The unctuous TV preacher Marion “Pat” Robertson once was a US Marine officer when he got the call that maybe his life was too important to risk on the battlefield.
The greasy turd was leading a platoon of US Marines to the fighting in Korea in 1951 when he decided to call his daddy, then a very, very conservative and Democratic Senator from Virginia, to get him pulled off his troop transport ASAFP.
Robertson told the other officers he would be saying “Sayonara!” when the ship pulled into Yokohama, its final stop before heading toward Korea. The other officers thought he was joking, but when the ship shoved off, there was Pat (and another 2nd lieutenant) on the dock, waving bye-bye.
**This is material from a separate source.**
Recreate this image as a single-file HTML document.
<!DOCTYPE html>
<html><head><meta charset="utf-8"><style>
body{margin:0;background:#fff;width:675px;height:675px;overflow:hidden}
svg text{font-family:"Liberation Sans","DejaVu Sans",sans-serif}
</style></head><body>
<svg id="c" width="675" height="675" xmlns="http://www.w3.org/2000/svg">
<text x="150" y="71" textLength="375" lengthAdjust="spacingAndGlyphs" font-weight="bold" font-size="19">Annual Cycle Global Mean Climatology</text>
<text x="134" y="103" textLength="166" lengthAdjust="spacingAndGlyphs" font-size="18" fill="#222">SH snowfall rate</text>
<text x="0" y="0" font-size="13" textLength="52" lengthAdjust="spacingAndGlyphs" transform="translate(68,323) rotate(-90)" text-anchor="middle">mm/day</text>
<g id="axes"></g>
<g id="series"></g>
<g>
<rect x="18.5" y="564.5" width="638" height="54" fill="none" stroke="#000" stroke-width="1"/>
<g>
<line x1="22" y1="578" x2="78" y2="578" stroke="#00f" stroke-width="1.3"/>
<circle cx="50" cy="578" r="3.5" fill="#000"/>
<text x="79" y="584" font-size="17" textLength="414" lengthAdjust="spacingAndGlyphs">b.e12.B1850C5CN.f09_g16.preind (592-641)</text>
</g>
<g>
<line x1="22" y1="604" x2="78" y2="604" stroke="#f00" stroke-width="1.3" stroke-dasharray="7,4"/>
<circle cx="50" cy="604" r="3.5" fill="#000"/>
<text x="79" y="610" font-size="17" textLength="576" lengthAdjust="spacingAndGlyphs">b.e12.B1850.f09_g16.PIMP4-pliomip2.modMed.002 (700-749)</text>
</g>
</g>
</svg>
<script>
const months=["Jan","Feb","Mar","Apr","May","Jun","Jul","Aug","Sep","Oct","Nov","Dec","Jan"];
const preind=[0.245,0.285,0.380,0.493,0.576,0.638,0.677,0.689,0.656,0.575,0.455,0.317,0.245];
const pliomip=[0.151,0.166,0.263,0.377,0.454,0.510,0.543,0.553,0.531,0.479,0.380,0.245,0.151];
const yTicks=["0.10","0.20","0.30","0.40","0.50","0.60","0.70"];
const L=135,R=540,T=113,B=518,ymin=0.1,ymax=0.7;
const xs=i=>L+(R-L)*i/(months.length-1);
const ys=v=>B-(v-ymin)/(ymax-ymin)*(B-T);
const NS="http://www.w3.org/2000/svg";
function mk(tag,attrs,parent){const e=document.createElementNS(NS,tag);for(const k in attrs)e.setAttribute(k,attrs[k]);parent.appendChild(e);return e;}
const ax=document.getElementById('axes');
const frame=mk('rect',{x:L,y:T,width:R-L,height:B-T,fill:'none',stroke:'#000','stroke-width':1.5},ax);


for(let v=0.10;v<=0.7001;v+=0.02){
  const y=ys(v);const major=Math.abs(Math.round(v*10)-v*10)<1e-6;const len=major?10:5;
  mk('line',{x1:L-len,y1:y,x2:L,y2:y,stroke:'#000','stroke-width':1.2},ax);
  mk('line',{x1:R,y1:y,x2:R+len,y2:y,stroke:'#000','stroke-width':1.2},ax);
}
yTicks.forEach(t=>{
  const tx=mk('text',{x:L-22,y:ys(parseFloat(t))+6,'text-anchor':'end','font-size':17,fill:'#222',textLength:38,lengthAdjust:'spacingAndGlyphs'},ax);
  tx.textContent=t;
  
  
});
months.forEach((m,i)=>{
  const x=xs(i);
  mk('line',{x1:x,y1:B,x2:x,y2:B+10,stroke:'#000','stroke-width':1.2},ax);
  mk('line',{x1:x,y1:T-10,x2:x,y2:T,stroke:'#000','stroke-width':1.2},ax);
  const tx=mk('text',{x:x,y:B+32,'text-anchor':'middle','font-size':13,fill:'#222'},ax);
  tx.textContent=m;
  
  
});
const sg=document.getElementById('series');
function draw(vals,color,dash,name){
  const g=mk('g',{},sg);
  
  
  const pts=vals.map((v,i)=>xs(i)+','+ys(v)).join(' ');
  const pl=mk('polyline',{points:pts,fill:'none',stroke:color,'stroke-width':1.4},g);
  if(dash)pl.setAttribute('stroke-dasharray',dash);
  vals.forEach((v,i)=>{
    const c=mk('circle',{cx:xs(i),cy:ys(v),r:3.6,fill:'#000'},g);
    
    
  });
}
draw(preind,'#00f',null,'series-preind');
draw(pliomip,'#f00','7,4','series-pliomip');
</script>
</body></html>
Most of the officers and Marines went on to get wounded and killed. PTL, at least a couple remember the Truth.
The story was repeated in 1988 when Robertson ran for president as a “Combat Veteran.” The source of the story was Pete McCloskey (R-Calif.), one of the surviving USMC officers who was on the transport.
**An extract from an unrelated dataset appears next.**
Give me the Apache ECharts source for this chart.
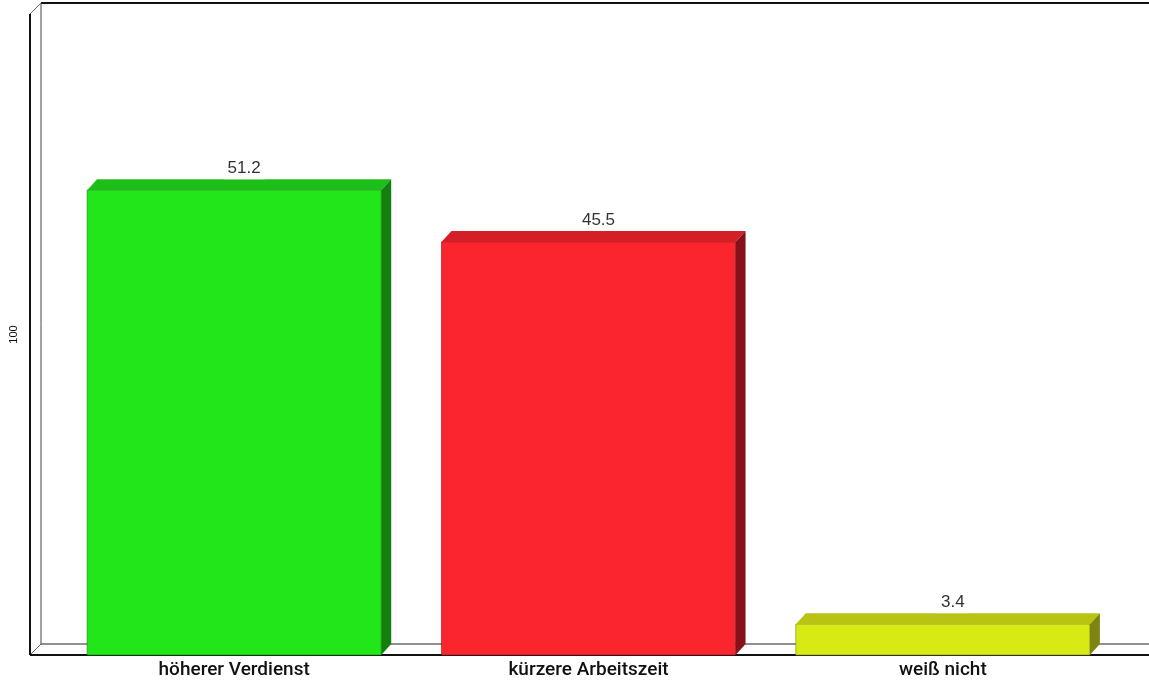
<!DOCTYPE html>
<html>
<head>
<meta charset="utf-8">
<script src="https://cdn.jsdelivr.net/npm/echarts@6/dist/echarts.min.js"></script>
<style>html,body{margin:0;padding:0;background:#fff}#c{width:1149px;height:686px}</style>
</head>
<body>
<div id="c"></div>
<script>
const categories = ['höherer Verdienst', 'kürzere Arbeitszeit', 'weiß nicht'];
const values = [51.2, 45.5, 3.4];
const axisName = '100';

const frontColors = ['#22E51A', '#FA252D', '#D8EA13'];
const topColors = ['#1DBE17', '#D41F26', '#B8C313'];
const sideColors = ['#137F0E', '#85121A', '#7C850F'];

const W = 1149, H = 686;
const DX = 10, DY = 11;
const F = { left: 30, top: 14, bottom: 655, right: W, dx: 11, dy: 11 };

const chart = echarts.init(document.getElementById('c'), null, { renderer: 'canvas' });

function line(x1, y1, x2, y2, w, c) {
  return { type: 'line', z: 0, silent: true, shape: { x1, y1, x2, y2 }, style: { stroke: c, lineWidth: w } };
}

const graphics = [
  line(F.left + F.dx, F.top - F.dy, F.right, F.top - F.dy, 2, '#111'),
  line(F.left + F.dx, F.top - F.dy, F.left + F.dx, F.bottom - F.dy, 1, '#444'),
  line(F.left + F.dx, F.bottom - F.dy, F.right, F.bottom - F.dy, 1, '#222'),
  line(F.left, F.top, F.left + F.dx, F.top - F.dy, 1, '#666'),
  line(F.left, F.bottom, F.left + F.dx, F.bottom - F.dy, 1, '#666'),
  line(F.left, F.top, F.left, F.bottom, 2, '#111'),
  line(F.left, F.bottom, F.right, F.bottom, 2, '#111')
];

chart.setOption({
  animation: false,
  backgroundColor: '#fff',
  grid: { left: 57, right: 29, top: 14, bottom: 31, containLabel: false },
  graphic: graphics,
  xAxis: {
    type: 'category',
    data: categories,
    axisLine: { show: false },
    axisTick: { show: false },
    axisLabel: { color: '#111', fontFamily: 'Roboto', fontWeight: 500, fontSize: 19, margin: 6 }
  },
  yAxis: {
    type: 'value',
    min: 0,
    max: 70.6,
    name: axisName,
    nameLocation: 'middle',
    nameRotate: 90,
    nameGap: 38,
    nameTextStyle: { color: '#111', fontSize: 11, fontFamily: 'Liberation Sans' },
    axisLine: { show: false },
    axisTick: { show: false },
    axisLabel: { show: false },
    splitLine: { show: false }
  },
  series: [{
    type: 'custom',
    z: 5,
    data: values.map((v, i) => [i, v]),
    encode: { x: 0, y: 1 },
    renderItem: function (params, api) {
      const idx = api.value(0);
      const v = api.value(1);
      const base = api.coord([idx, 0]);
      const top = api.coord([idx, v]);
      const bw = api.size([1, 0])[0] * 0.83;
      const x0 = base[0] - bw / 2, x1 = base[0] + bw / 2;
      const yb = base[1], yt = top[1];
      return {
        type: 'group',
        children: [
          { type: 'rect', shape: { x: x0, y: yt, width: bw, height: yb - yt },
            style: { fill: frontColors[idx], stroke: sideColors[idx], lineWidth: 0.6 } },
          { type: 'polygon', shape: { points: [[x0, yt], [x0 + DX, yt - DY], [x1 + DX, yt - DY], [x1, yt]] },
            style: { fill: topColors[idx] } },
          { type: 'polygon', shape: { points: [[x1, yt], [x1 + DX, yt - DY], [x1 + DX, yb - DY], [x1, yb]] },
            style: { fill: sideColors[idx] } },
          { type: 'text', z2: 10,
            style: { text: String(v), x: base[0] + DX, y: yt - DY, align: 'center', verticalAlign: 'bottom',
              fill: '#333', font: '17px "Liberation Sans", Arial, sans-serif',
              backgroundColor: '#fff', padding: [3, 4, 2, 4] } }
        ]
      };
    }
  }]
});
</script>
</body>
</html>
Here's a great resource on the subject:
THE LIQUOR OFFICER
Or PAT ROBERTSON GOES TO WARExcerpt...
Former GOP congressman Pete McCloskey of California, who served in the same unit as Robertson, claimed that Robertson had relied on his father's influence to get him out of combat duty. Robertson was so rankled by the charge that he sued McCloskey and Representative Andy Jacobs, an Indiana Democrat who also circulated the charges, for $35 million.
McCloskey insisted that Robertson was on a ship headed for combat until his father used his influence to have him removed. According to McCloskey, Robertson later boasted that he had used his father to "get him out of combat duty."
The libel suit turned out to be an embarrassment to Robertson. During depositions, Paul Brosman, Jr., a retired university professor who served with Robertson in Korea, backed up McCloskey's claim and went even further, asserting that the televangelist had consorted with prostitutes and had sexually harassed a Korean cleaning girl who worked in the barracks. Brosman's deposition asserted that Robertson once feared he had contracted gonorrhea from a prostitute and was "very relieved" when he discovered the problem was a urinary tract infection. Brosman added that he had never personally seen Robertson with a prostitute and said some of his remarks were based on "scuttlebutt" he heard from others.
The trial also established that Robertson's father did indeed send a number of letters about his son, on Senate stationery, to Marine officials. In one the elder Robertson expressed concern that his son had not been adequately trained to be a combat officer.